Some records:

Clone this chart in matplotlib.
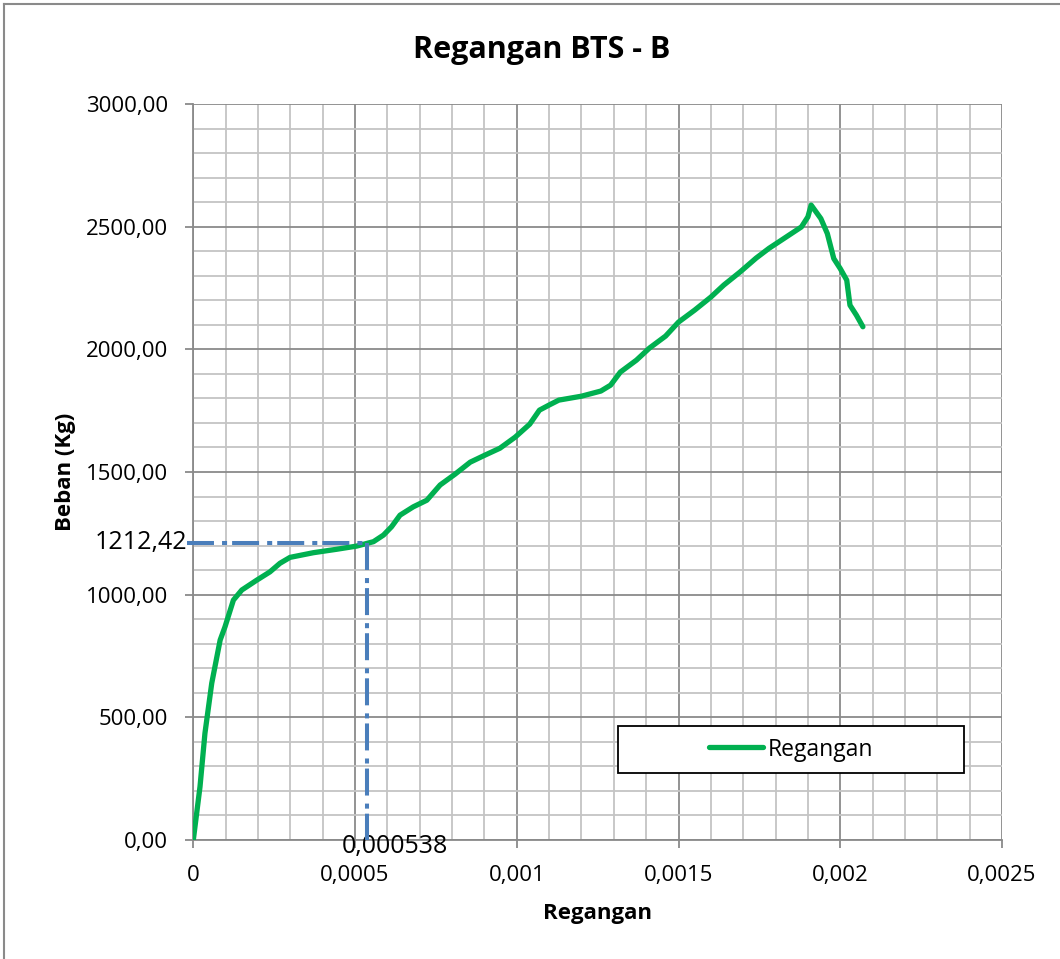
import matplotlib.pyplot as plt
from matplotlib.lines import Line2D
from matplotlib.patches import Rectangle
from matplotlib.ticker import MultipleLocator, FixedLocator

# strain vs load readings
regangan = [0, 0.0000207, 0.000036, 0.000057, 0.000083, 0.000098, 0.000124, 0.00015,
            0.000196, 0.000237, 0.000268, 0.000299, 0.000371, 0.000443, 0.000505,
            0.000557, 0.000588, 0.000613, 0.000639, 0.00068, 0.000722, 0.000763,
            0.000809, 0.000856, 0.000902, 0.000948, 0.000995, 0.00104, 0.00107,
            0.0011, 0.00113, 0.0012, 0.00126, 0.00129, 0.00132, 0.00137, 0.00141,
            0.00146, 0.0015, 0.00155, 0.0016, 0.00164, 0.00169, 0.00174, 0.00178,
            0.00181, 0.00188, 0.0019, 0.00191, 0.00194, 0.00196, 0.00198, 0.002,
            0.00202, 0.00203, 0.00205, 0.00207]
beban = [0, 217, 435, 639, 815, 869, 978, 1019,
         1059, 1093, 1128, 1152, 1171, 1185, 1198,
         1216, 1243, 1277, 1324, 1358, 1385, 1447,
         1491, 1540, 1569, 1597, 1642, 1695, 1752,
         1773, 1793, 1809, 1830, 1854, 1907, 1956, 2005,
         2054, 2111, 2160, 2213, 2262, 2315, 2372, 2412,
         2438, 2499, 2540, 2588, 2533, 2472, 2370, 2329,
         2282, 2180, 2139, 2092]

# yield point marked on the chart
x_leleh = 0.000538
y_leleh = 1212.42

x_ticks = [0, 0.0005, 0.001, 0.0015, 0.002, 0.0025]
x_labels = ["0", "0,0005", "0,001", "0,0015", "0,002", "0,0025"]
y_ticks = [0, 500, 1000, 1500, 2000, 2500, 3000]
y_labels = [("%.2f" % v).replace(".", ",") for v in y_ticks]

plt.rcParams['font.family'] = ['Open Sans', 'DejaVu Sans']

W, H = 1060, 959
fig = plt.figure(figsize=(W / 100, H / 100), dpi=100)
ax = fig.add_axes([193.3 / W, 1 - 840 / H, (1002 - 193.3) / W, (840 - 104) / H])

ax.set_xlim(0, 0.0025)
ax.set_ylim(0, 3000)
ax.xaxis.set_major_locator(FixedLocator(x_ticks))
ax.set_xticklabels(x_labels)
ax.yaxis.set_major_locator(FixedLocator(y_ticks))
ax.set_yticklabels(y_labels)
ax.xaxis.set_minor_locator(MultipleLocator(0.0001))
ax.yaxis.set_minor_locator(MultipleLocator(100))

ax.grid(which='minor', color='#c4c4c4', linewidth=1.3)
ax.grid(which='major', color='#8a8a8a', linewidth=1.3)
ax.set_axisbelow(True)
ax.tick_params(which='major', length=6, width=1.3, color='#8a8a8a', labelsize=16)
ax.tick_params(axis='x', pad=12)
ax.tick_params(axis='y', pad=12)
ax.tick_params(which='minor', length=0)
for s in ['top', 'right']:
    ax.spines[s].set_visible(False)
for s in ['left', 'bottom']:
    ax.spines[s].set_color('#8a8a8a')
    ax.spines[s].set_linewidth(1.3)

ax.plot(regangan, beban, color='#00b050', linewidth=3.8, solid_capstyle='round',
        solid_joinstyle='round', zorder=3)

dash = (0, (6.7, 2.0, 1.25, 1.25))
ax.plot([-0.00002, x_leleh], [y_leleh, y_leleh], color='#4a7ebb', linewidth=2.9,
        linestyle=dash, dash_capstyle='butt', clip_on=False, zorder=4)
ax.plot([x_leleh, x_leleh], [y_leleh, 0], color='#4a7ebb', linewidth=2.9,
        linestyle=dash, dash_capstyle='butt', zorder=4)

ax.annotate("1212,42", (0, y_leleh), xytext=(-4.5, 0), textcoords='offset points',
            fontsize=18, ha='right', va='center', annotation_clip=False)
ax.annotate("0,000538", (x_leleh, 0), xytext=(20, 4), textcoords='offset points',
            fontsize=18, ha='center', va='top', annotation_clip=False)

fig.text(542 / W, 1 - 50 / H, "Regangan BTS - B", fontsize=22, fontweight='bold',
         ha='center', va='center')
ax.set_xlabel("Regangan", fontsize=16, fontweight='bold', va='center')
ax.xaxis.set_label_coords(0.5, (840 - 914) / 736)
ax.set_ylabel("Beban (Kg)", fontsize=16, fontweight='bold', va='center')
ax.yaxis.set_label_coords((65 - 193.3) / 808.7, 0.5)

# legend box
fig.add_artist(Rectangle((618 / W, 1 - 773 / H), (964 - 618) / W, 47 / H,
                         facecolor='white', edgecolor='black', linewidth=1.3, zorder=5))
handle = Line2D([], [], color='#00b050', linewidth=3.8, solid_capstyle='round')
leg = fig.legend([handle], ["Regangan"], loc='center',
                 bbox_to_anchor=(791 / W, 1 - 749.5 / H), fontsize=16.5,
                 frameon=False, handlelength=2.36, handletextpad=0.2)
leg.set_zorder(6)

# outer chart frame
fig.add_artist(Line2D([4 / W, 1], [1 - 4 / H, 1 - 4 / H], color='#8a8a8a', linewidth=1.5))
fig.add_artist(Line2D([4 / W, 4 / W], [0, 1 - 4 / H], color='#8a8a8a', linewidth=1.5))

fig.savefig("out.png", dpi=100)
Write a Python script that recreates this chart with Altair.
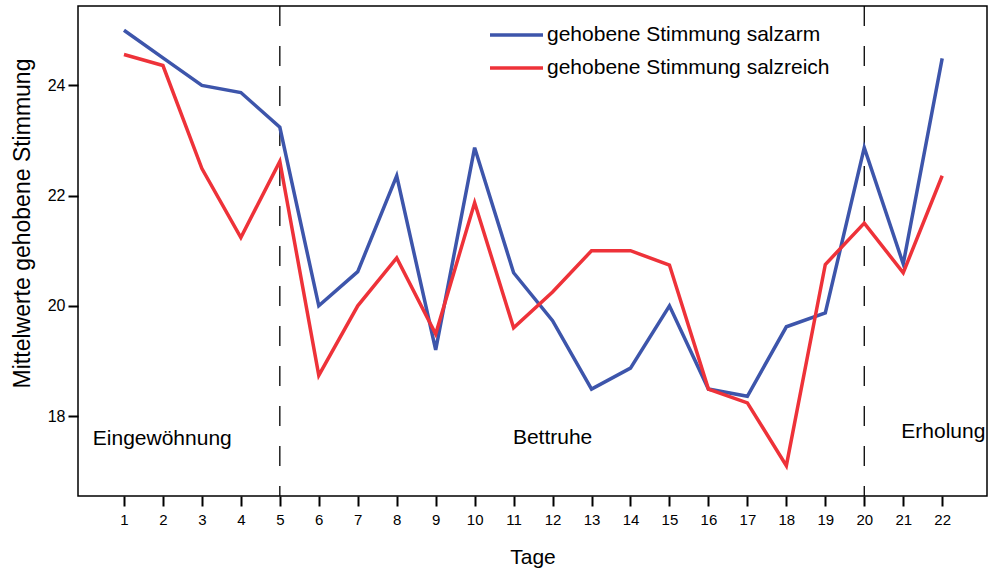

§ **Task directions**
Your task is to copy the entries in full and exactly, without any images.

§ **Response to the task**
Clone this chart in matplotlib.
import matplotlib.pyplot as plt
from matplotlib.lines import Line2D
from matplotlib.patches import Rectangle
from matplotlib.ticker import MultipleLocator, FixedLocator

# strain vs load readings
regangan = [0, 0.0000207, 0.000036, 0.000057, 0.000083, 0.000098, 0.000124, 0.00015,
            0.000196, 0.000237, 0.000268, 0.000299, 0.000371, 0.000443, 0.000505,
            0.000557, 0.000588, 0.000613, 0.000639, 0.00068, 0.000722, 0.000763,
            0.000809, 0.000856, 0.000902, 0.000948, 0.000995, 0.00104, 0.00107,
            0.0011, 0.00113, 0.0012, 0.00126, 0.00129, 0.00132, 0.00137, 0.00141,
            0.00146, 0.0015, 0.00155, 0.0016, 0.00164, 0.00169, 0.00174, 0.00178,
            0.00181, 0.00188, 0.0019, 0.00191, 0.00194, 0.00196, 0.00198, 0.002,
            0.00202, 0.00203, 0.00205, 0.00207]
beban = [0, 217, 435, 639, 815, 869, 978, 1019,
         1059, 1093, 1128, 1152, 1171, 1185, 1198,
         1216, 1243, 1277, 1324, 1358, 1385, 1447,
         1491, 1540, 1569, 1597, 1642, 1695, 1752,
         1773, 1793, 1809, 1830, 1854, 1907, 1956, 2005,
         2054, 2111, 2160, 2213, 2262, 2315, 2372, 2412,
         2438, 2499, 2540, 2588, 2533, 2472, 2370, 2329,
         2282, 2180, 2139, 2092]

# yield point marked on the chart
x_leleh = 0.000538
y_leleh = 1212.42

x_ticks = [0, 0.0005, 0.001, 0.0015, 0.002, 0.0025]
x_labels = ["0", "0,0005", "0,001", "0,0015", "0,002", "0,0025"]
y_ticks = [0, 500, 1000, 1500, 2000, 2500, 3000]
y_labels = [("%.2f" % v).replace(".", ",") for v in y_ticks]

plt.rcParams['font.family'] = ['Open Sans', 'DejaVu Sans']

W, H = 1060, 959
fig = plt.figure(figsize=(W / 100, H / 100), dpi=100)
ax = fig.add_axes([193.3 / W, 1 - 840 / H, (1002 - 193.3) / W, (840 - 104) / H])

ax.set_xlim(0, 0.0025)
ax.set_ylim(0, 3000)
ax.xaxis.set_major_locator(FixedLocator(x_ticks))
ax.set_xticklabels(x_labels)
ax.yaxis.set_major_locator(FixedLocator(y_ticks))
ax.set_yticklabels(y_labels)
ax.xaxis.set_minor_locator(MultipleLocator(0.0001))
ax.yaxis.set_minor_locator(MultipleLocator(100))

ax.grid(which='minor', color='#c4c4c4', linewidth=1.3)
ax.grid(which='major', color='#8a8a8a', linewidth=1.3)
ax.set_axisbelow(True)
ax.tick_params(which='major', length=6, width=1.3, color='#8a8a8a', labelsize=16)
ax.tick_params(axis='x', pad=12)
ax.tick_params(axis='y', pad=12)
ax.tick_params(which='minor', length=0)
for s in ['top', 'right']:
    ax.spines[s].set_visible(False)
for s in ['left', 'bottom']:
    ax.spines[s].set_color('#8a8a8a')
    ax.spines[s].set_linewidth(1.3)

ax.plot(regangan, beban, color='#00b050', linewidth=3.8, solid_capstyle='round',
        solid_joinstyle='round', zorder=3)

dash = (0, (6.7, 2.0, 1.25, 1.25))
ax.plot([-0.00002, x_leleh], [y_leleh, y_leleh], color='#4a7ebb', linewidth=2.9,
        linestyle=dash, dash_capstyle='butt', clip_on=False, zorder=4)
ax.plot([x_leleh, x_leleh], [y_leleh, 0], color='#4a7ebb', linewidth=2.9,
        linestyle=dash, dash_capstyle='butt', zorder=4)

ax.annotate("1212,42", (0, y_leleh), xytext=(-4.5, 0), textcoords='offset points',
            fontsize=18, ha='right', va='center', annotation_clip=False)
ax.annotate("0,000538", (x_leleh, 0), xytext=(20, 4), textcoords='offset points',
            fontsize=18, ha='center', va='top', annotation_clip=False)

fig.text(542 / W, 1 - 50 / H, "Regangan BTS - B", fontsize=22, fontweight='bold',
         ha='center', va='center')
ax.set_xlabel("Regangan", fontsize=16, fontweight='bold', va='center')
ax.xaxis.set_label_coords(0.5, (840 - 914) / 736)
ax.set_ylabel("Beban (Kg)", fontsize=16, fontweight='bold', va='center')
ax.yaxis.set_label_coords((65 - 193.3) / 808.7, 0.5)

# legend box
fig.add_artist(Rectangle((618 / W, 1 - 773 / H), (964 - 618) / W, 47 / H,
                         facecolor='white', edgecolor='black', linewidth=1.3, zorder=5))
handle = Line2D([], [], color='#00b050', linewidth=3.8, solid_capstyle='round')
leg = fig.legend([handle], ["Regangan"], loc='center',
                 bbox_to_anchor=(791 / W, 1 - 749.5 / H), fontsize=16.5,
                 frameon=False, handlelength=2.36, handletextpad=0.2)
leg.set_zorder(6)

# outer chart frame
fig.add_artist(Line2D([4 / W, 1], [1 - 4 / H, 1 - 4 / H], color='#8a8a8a', linewidth=1.5))
fig.add_artist(Line2D([4 / W, 4 / W], [0, 1 - 4 / H], color='#8a8a8a', linewidth=1.5))

fig.savefig("out.png", dpi=100)
Write a Python script that recreates this chart with Altair.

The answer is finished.